BLURB:  Miroirs No. 3 is set in a small rural German town that simultaneously gives off the air of a fairytale idyll and a pastoral purgatory. Petzold holds these qualities in gentle dialectical tension, suggesting the murky space where emotional comfort morphs into psychological stasis. Can you go back home after a tragedy? Should you? Nothing is ever clear in Petzold’s taciturn story, in which his quartet of main characters float around each other tentatively putting up bridges — familial, possibly romantic — that never quite line up. There is a pointed gendered divide between the surrogate mother-daughter pairing, who are associated with housework, and the men of the family, who spend all their time in a garage fixing cars. Without necessarily reasserting stereotypes, Petzold indicates a fundamental rift in the ways women and men communicate, or don’t. His approach is spartan, at times recalling Bresson in its stark (albeit color-saturated) mise en scène and withholding of information. The issue is that he too-often confuses the mere act of reticence for human mystery, with silences and elisions that are more empty than pregnant. Miroirs No. 3 just doesn’t give the spectator much to hang onto, although its short-story-like nature at least lends it a pleasing brevity.

Wednesday, October 22, 2025

Dead Man's Wire

Part of my coverage of the 61st Chicago International Film Festival


DEAD MAN'S WIRE   ***

Gus Van Sant
2025

























IDEA:  A fictionalized account of Tony Kiritsis's kidnapping of his mortgage broker, Richard Hall, in 1977 Indianapolis. 

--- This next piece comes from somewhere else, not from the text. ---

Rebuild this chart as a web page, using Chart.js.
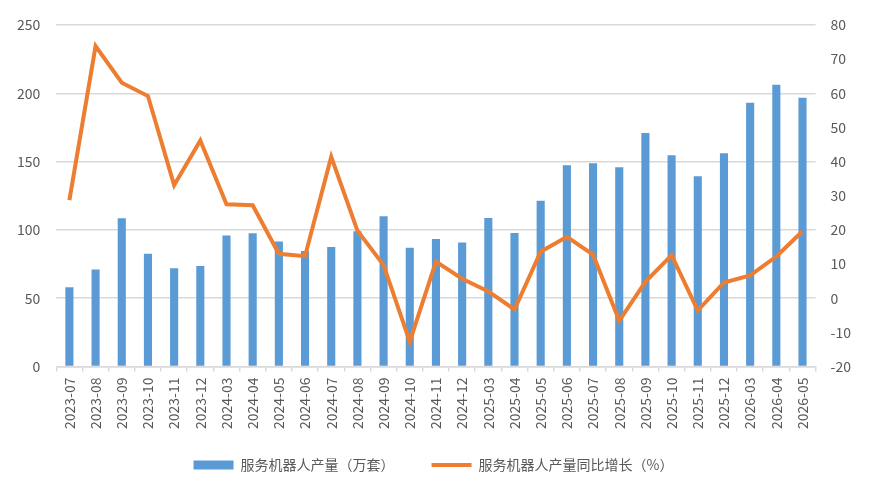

BLURB:  You know social discontent is in the air when two American movies, debuted within the same month, end with Gil Scott-Heron’s single “The Revolution Will Not Be Televised.” First it was PTA’s One Battle After Another, and here it is again, like an echoing mantra, in Gus Van Sant’s docudrama. The sense of déjà vu is apropos; not only is Dead Man’s Wire based on a documentary, the true story it recounts from nearly half a century ago is a version of something we’ve witnessed in varied forms over the intervening years. It’s that queasily familiar molotov cocktail of class grievance, violence, and the media circus, set off by people who end up in extreme situations because the system has seemingly given them no other choice. There is satisfying no-more-fucks-to-give fury in Bill Skarsgård’s nervy and garrulous (albeit curiously prettified) Tony Kiritsis, and Van Sant takes great care to show him as a polite, well-respected, and at times comically clumsy guy. Dead Man’s Wire recreates the events of his kidnapping of Richard Hall with a nod to news-media verisimilitude, often using crash zooms and freeze frames and craftily toggling between film and video formats, with the occasional insert of real historical news footage. Van Sant covers all sides in his portraiture, emphasizing a news media prone to sensationalism and reductive banalities, a legal system of questionable efficacy, and a financial world where callousness reigns (in the memorable form of a slothful, southern-fried Al Pacino). Significantly, the points of light are the two major Black characters: Colman Domingo’s radio DJ and Myha’la’s up-and-coming reporter, who exhibit actual human interest rather than procedural calculation. Dead Man’s Wire is tense and funny, if familiar to a fault, and it poses the important question: if the beleaguered worker with a gun is considered insane, what about the rich executive willing to ruin more lives than the worker ever could?